WORK TO COMPLETE: Quote the lines that run from the line containing "Reproduce this chart with Plotly.js." down to the line containing "const xTicks = [0,10,20,30,40,50,60,70,80,90];". Include both of those lines, reproduce each exactly, and omit everything else.
___ STORED DATA ___
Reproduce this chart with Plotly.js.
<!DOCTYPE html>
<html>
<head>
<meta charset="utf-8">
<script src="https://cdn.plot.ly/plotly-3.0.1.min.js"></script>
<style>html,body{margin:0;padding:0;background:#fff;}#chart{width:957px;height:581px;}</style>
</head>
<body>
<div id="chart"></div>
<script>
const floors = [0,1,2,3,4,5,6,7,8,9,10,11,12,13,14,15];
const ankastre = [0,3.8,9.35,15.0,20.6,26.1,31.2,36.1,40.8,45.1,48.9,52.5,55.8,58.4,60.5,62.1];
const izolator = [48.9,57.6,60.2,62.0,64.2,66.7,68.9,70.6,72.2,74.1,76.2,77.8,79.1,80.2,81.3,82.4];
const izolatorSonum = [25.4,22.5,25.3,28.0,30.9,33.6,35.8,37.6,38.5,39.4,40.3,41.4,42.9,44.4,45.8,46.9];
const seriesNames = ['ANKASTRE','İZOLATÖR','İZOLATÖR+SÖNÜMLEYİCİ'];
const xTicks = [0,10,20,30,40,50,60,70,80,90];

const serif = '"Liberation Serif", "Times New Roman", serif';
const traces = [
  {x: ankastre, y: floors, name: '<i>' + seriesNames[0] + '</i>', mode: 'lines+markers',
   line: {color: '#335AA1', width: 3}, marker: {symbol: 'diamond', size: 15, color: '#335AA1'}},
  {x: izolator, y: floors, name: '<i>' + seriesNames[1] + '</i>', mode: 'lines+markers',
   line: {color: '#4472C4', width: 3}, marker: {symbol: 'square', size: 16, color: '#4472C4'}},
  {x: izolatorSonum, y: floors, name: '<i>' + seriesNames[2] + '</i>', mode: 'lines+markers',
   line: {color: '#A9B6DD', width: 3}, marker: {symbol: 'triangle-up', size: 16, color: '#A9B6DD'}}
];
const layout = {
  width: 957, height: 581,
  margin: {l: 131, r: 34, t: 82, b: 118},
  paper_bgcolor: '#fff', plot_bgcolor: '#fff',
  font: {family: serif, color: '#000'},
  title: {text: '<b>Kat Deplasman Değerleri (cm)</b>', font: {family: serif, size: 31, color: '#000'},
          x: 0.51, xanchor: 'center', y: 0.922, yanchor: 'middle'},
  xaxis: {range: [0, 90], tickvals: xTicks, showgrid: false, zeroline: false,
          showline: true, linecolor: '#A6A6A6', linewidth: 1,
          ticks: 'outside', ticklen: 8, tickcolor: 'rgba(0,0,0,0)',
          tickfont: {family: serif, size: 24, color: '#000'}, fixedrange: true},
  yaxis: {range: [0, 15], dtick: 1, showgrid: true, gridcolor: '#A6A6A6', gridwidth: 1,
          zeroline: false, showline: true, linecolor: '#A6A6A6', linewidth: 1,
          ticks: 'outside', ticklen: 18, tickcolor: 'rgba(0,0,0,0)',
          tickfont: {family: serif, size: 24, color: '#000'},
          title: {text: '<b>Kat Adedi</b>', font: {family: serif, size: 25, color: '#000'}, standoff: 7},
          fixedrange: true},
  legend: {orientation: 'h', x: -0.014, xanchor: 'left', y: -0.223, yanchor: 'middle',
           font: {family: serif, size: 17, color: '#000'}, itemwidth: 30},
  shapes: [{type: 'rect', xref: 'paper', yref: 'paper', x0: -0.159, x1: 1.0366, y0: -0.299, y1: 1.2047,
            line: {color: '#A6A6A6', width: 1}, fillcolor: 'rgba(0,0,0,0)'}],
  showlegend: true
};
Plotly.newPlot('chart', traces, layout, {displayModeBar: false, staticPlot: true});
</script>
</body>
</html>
___
___ STORED DATA ___
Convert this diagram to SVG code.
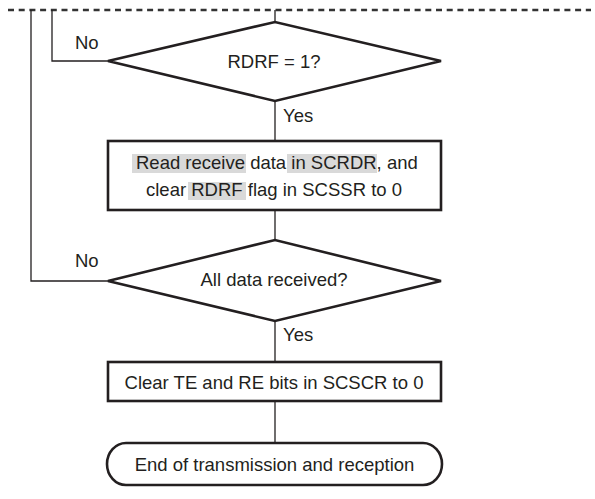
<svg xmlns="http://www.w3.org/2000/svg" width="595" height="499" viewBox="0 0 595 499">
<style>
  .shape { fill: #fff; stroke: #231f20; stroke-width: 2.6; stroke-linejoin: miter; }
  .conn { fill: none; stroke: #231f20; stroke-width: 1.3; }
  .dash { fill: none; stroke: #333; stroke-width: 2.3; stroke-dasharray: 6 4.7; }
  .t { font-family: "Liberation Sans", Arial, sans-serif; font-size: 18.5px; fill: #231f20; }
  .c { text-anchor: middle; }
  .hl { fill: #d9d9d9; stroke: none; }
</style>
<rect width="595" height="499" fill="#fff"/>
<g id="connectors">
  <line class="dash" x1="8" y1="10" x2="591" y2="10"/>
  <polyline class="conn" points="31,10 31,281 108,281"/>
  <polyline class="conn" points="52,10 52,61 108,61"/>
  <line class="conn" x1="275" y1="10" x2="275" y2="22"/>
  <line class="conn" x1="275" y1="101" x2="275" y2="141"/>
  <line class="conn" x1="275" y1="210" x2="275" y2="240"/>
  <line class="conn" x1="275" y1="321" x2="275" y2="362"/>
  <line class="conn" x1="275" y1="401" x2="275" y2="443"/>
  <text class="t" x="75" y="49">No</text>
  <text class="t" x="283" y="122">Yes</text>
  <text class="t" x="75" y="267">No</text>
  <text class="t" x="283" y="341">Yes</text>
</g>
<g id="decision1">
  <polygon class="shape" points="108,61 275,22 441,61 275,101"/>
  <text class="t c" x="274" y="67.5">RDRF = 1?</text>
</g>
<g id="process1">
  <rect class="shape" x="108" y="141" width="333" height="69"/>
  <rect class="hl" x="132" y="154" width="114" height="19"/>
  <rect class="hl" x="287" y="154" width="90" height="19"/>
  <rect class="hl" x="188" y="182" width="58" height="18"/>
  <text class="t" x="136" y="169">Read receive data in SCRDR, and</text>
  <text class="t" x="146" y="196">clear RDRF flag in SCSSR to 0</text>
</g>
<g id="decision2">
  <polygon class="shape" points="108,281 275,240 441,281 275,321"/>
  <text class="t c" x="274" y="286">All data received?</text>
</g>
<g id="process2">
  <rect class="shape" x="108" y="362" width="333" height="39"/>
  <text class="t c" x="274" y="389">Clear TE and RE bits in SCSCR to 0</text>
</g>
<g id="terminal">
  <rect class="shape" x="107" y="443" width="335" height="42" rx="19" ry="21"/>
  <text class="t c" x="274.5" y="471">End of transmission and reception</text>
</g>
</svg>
___
___ STORED DATA ___
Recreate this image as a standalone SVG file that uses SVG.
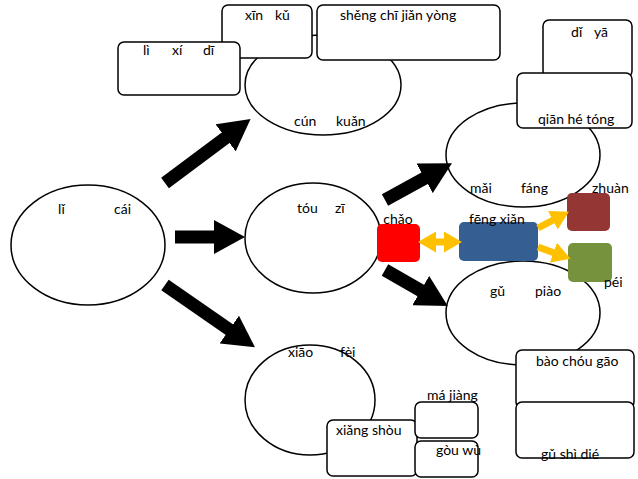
___
RESULT FOR THIS TASK:
Reproduce this chart with Plotly.js.
<!DOCTYPE html>
<html>
<head>
<meta charset="utf-8">
<script src="https://cdn.plot.ly/plotly-3.0.1.min.js"></script>
<style>html,body{margin:0;padding:0;background:#fff;}#chart{width:957px;height:581px;}</style>
</head>
<body>
<div id="chart"></div>
<script>
const floors = [0,1,2,3,4,5,6,7,8,9,10,11,12,13,14,15];
const ankastre = [0,3.8,9.35,15.0,20.6,26.1,31.2,36.1,40.8,45.1,48.9,52.5,55.8,58.4,60.5,62.1];
const izolator = [48.9,57.6,60.2,62.0,64.2,66.7,68.9,70.6,72.2,74.1,76.2,77.8,79.1,80.2,81.3,82.4];
const izolatorSonum = [25.4,22.5,25.3,28.0,30.9,33.6,35.8,37.6,38.5,39.4,40.3,41.4,42.9,44.4,45.8,46.9];
const seriesNames = ['ANKASTRE','İZOLATÖR','İZOLATÖR+SÖNÜMLEYİCİ'];
const xTicks = [0,10,20,30,40,50,60,70,80,90];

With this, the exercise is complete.